Below are records; work out how many of their lines hold the string "code" and give that number alone.

• [PROVIDED DATA]
◇ ◇ ◇
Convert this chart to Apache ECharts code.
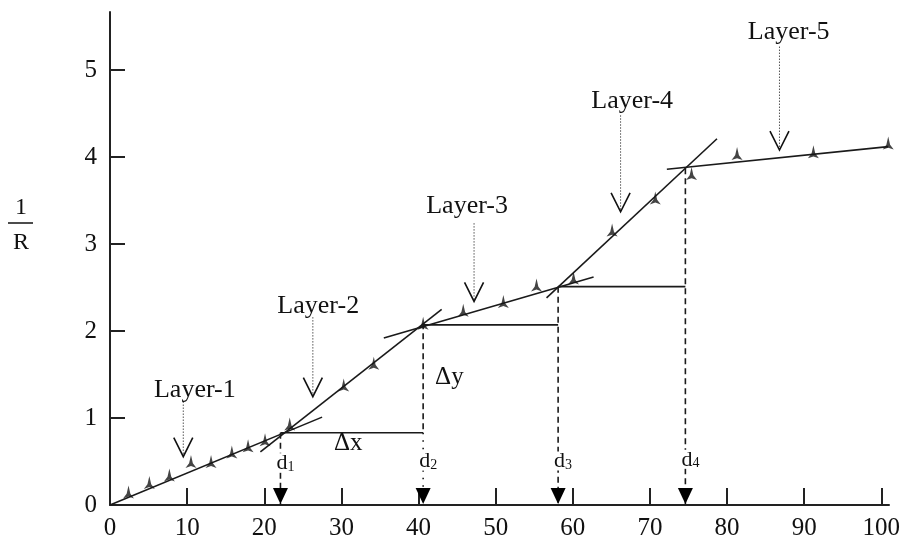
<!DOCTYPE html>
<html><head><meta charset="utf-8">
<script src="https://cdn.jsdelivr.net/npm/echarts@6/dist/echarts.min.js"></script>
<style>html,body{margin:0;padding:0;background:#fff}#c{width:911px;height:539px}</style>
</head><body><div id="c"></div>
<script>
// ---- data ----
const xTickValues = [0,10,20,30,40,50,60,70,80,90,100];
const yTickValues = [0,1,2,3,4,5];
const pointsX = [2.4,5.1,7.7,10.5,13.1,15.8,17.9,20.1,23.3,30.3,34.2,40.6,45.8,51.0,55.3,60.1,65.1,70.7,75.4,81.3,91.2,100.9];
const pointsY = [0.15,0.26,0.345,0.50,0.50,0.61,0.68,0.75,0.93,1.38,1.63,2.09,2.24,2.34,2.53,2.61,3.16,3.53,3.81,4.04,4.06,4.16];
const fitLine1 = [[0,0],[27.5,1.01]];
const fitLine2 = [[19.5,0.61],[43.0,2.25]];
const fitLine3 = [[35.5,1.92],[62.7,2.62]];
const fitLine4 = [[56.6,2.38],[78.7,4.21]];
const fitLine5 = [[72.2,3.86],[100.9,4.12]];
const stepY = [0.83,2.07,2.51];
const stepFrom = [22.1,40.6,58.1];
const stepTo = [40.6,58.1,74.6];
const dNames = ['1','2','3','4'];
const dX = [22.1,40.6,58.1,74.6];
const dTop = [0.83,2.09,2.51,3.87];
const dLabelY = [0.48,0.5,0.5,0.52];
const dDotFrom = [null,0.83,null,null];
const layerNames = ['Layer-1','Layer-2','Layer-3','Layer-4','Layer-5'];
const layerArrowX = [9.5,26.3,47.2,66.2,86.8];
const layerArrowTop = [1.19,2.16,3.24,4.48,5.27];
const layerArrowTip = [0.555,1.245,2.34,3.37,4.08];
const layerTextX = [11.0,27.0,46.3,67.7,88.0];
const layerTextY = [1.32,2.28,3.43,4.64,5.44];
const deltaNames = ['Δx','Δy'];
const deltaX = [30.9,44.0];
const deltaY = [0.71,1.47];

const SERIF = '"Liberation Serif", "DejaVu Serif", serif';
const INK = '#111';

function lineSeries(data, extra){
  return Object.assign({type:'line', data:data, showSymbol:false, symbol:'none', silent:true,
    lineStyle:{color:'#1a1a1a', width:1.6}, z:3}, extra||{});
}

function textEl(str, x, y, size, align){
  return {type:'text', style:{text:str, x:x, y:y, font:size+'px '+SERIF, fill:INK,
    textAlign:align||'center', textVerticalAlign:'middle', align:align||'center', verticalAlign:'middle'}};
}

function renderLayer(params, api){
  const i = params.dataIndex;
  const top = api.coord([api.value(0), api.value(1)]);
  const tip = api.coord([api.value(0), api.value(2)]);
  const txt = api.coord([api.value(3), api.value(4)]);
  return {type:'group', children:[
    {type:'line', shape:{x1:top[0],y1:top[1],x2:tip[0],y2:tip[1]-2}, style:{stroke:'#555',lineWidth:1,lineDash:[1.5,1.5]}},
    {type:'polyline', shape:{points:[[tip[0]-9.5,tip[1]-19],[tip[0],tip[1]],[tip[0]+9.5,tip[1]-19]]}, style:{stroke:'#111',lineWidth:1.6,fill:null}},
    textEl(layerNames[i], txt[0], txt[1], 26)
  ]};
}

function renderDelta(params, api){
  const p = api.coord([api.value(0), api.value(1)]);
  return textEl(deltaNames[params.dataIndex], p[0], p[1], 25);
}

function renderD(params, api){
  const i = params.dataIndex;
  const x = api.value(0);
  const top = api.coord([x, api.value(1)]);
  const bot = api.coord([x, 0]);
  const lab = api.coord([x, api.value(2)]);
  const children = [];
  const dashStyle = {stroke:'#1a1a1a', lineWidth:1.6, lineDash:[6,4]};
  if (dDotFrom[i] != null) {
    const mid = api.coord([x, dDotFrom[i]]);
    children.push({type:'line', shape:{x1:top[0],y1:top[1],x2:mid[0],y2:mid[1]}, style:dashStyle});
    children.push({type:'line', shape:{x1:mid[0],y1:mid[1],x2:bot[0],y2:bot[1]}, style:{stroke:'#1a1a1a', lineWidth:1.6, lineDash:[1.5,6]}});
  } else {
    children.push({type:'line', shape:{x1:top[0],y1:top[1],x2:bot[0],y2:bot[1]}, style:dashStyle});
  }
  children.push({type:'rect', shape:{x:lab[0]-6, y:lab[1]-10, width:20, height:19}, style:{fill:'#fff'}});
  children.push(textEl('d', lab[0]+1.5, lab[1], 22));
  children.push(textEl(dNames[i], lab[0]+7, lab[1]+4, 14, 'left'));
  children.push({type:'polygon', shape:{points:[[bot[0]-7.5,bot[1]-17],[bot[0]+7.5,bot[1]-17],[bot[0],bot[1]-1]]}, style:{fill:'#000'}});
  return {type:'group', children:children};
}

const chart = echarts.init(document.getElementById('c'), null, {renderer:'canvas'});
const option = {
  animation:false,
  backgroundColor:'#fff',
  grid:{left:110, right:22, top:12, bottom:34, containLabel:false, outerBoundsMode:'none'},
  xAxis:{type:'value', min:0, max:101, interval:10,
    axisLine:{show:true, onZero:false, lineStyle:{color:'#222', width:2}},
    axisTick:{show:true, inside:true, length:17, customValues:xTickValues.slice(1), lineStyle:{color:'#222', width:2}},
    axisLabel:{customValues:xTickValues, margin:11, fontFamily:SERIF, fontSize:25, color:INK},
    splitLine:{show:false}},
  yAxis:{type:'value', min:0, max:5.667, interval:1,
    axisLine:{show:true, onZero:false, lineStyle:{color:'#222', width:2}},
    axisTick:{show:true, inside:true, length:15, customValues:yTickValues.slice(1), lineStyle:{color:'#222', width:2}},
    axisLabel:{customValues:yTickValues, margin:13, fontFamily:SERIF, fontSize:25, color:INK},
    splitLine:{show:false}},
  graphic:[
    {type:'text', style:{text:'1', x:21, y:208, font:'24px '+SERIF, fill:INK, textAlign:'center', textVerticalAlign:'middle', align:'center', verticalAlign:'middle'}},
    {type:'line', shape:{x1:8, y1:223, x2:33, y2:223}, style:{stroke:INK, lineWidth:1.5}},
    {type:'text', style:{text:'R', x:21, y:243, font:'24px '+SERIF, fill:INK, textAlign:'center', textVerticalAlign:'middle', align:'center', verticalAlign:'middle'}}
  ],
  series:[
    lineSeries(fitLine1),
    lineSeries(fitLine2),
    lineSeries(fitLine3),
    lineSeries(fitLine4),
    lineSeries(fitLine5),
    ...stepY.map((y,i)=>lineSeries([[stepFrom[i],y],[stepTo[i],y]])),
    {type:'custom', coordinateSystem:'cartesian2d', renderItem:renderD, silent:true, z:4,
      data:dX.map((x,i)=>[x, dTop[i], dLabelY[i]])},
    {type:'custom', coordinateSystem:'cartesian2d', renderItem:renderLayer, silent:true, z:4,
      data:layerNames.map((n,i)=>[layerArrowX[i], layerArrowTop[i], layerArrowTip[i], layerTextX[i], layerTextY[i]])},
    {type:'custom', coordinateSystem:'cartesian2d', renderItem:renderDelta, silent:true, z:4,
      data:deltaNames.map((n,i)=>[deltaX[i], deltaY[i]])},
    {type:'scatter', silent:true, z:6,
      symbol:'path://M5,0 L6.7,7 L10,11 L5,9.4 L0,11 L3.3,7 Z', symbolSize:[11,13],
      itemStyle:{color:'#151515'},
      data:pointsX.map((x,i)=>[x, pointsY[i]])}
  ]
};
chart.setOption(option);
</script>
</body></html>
◇ ◇ ◇
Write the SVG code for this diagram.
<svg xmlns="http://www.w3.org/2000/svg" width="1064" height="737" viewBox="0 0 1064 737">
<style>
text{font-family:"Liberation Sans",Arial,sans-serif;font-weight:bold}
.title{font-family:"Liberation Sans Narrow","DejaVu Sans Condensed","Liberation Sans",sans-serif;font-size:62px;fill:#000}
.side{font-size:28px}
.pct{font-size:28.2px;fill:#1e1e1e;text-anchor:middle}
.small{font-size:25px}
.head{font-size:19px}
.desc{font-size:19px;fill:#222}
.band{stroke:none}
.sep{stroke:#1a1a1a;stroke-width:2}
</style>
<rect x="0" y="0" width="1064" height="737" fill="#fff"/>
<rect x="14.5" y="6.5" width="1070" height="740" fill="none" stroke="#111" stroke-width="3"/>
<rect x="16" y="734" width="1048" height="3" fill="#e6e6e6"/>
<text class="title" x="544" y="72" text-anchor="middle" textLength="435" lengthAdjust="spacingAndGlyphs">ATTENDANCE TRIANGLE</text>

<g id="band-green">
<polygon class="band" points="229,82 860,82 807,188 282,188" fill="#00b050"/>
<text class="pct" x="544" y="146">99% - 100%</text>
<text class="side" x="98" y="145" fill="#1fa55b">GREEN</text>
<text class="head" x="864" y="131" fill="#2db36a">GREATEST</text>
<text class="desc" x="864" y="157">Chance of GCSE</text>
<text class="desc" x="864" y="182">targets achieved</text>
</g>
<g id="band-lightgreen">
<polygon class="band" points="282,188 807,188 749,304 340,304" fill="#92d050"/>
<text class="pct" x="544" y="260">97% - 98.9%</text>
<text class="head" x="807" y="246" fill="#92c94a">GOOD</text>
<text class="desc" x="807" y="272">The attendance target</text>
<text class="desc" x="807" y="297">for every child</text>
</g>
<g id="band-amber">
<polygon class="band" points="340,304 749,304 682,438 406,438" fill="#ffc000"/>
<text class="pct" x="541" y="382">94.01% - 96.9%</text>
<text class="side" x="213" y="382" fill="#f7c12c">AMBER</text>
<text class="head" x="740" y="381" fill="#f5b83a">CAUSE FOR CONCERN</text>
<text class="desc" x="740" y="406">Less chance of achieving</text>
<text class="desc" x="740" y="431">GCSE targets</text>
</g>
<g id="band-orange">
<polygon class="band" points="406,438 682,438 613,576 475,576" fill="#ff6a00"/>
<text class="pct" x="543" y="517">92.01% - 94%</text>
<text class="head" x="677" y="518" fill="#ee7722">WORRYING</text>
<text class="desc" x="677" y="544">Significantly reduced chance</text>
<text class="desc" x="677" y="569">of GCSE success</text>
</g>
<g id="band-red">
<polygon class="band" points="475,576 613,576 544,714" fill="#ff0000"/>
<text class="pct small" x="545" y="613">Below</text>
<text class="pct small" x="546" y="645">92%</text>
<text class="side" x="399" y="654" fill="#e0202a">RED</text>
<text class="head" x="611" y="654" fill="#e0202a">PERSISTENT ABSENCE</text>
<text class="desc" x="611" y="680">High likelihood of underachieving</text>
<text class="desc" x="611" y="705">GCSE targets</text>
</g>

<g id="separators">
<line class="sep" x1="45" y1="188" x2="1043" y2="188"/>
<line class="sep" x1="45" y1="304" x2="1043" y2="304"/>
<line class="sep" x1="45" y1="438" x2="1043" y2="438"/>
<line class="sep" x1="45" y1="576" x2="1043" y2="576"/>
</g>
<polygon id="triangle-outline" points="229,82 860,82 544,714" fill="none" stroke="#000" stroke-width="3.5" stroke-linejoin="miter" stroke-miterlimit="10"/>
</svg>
◇ ◇ ◇
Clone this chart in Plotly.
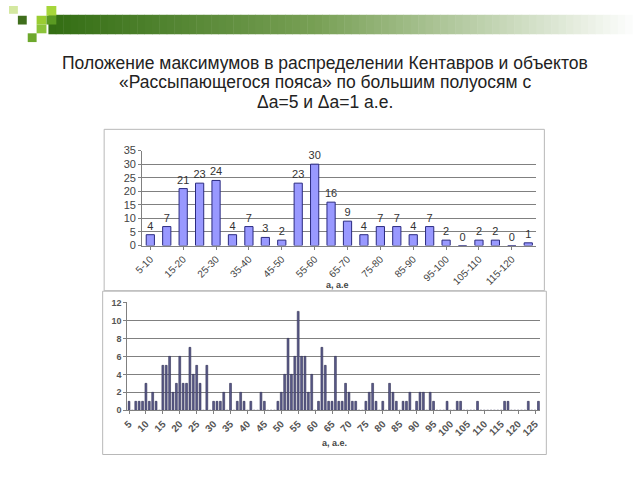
◇ ◇ ◇
• [ANSWER BELOW]
2